Christmas Eve dinner chez Cassmob

I don’t know why but procrastination most often affected present wrapping so that would often happen on the family room floor while we listened to the Carols from the Myer Music Bowl in Melbourne on TV. If there was one cooking chore that was a list-minute one it would be making shortbread, and true to tradition, it’s on my list for today.

A postcard for Das Goldenes Fass, owned for 200 years by the Happ then Kunkel families, but not by the time this photo was taken, it was in other hands. However I doubt much changed over the years..

During their teenage years in high school and uni, our children worked part-time in hospitality and often seemed to have a roster on Christmas Day. Over the years we adopted the tradition of having Christmas dinner on Christmas Eve – a bit more suitable than midday on a hot summer’s day, and I think we all enjoyed the festivities leading into Christmas Day too.  It occurred to me writing this story that there’s a link between our children working Christmas Day in hospitality and the life of my ancestor George Kunkel in Bavaria as a child and young man. His family owned one of the village inns which had visitors from far and wide, so it’s quite possible that he and his family spent Christmas Day providing a wonderful meal for visitors. Some of their culinary treats included fresh pike cooked with cardamom and mustard, salmon prepared with lemon, special beer, home-made apple wine, bacon, roast pork and local wine.[i] I’m assuming that in a small village like Dorfprozelten, most of the local residents would have spent Christmas with their families and friends. Perhaps the Kunkel and Happ families had also celebrated their family Christmas on Christmas Eve?
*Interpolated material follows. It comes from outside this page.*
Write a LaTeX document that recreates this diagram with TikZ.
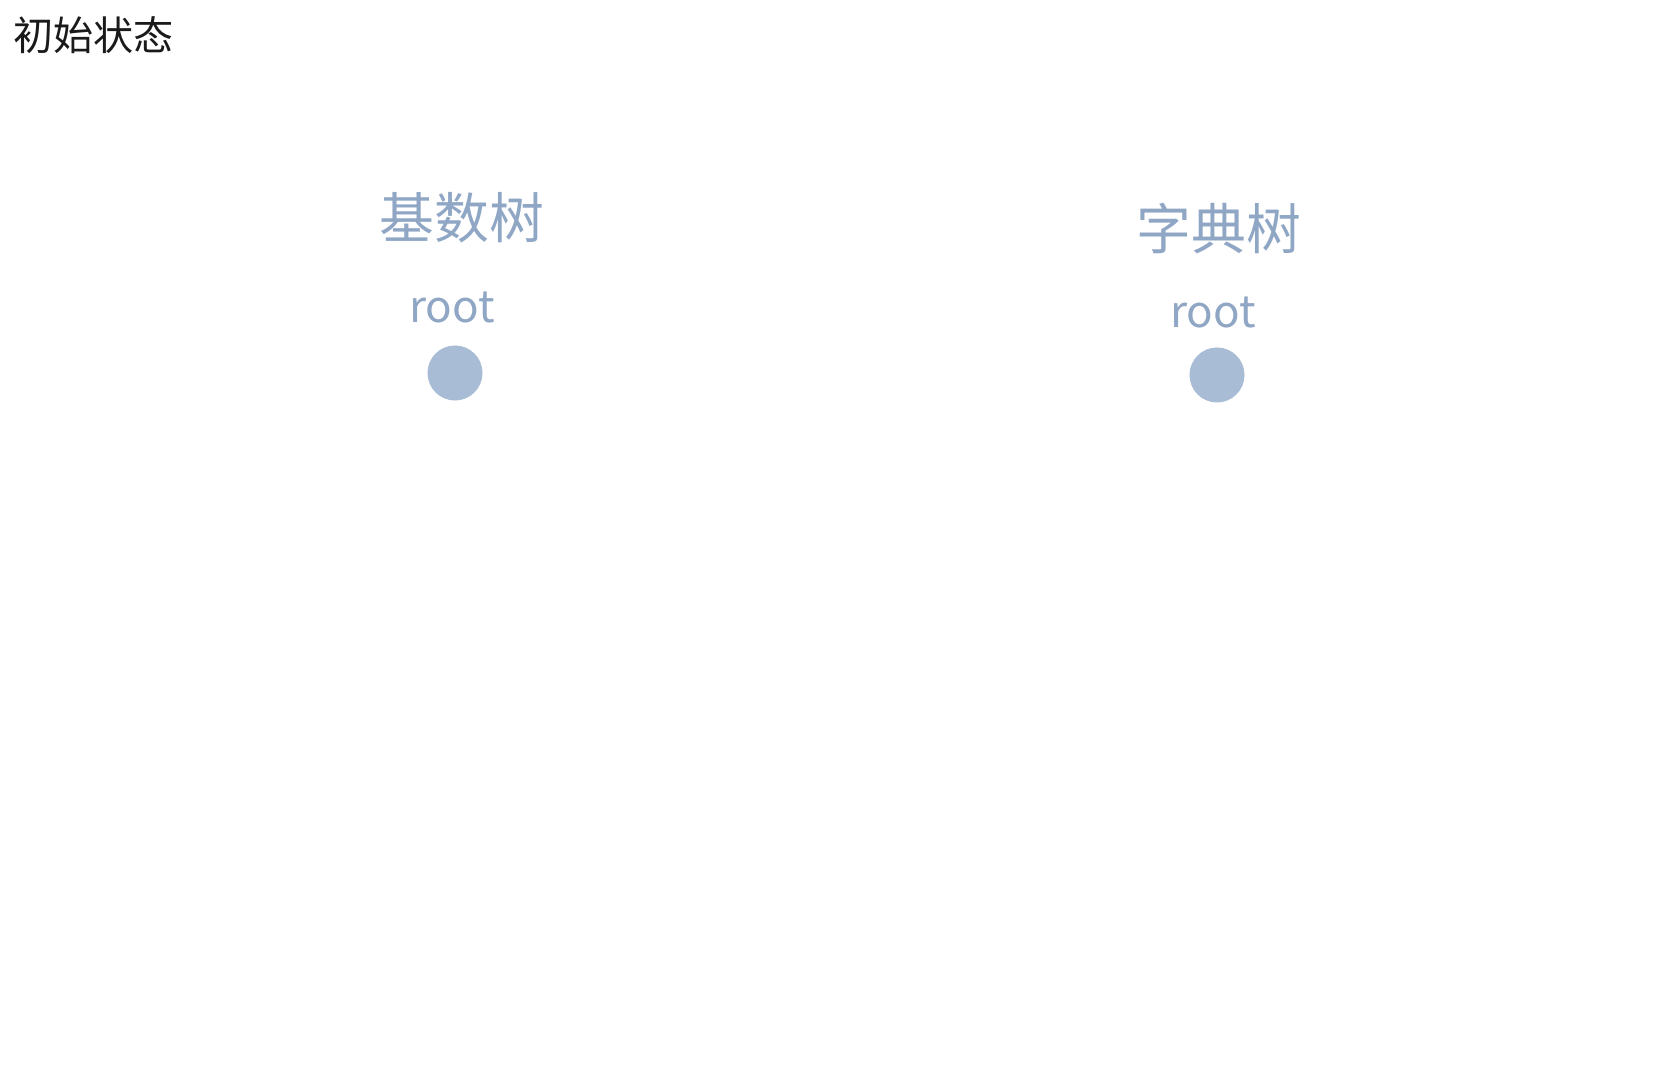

Looks like another research activity to learn more about what might have happened.

Traditionally our family’s Christmas Eve finale was attendance at midnight Mass. It always had such an atmosphere with candles sparkling through the darkness, little kids (and big ones!) yawning, and then the music throughout culminating in the rocking carols belted out by the band at the end of Mass.


[i] Veh, G. Dorfprozelten am Main Teil II, pages 193-195.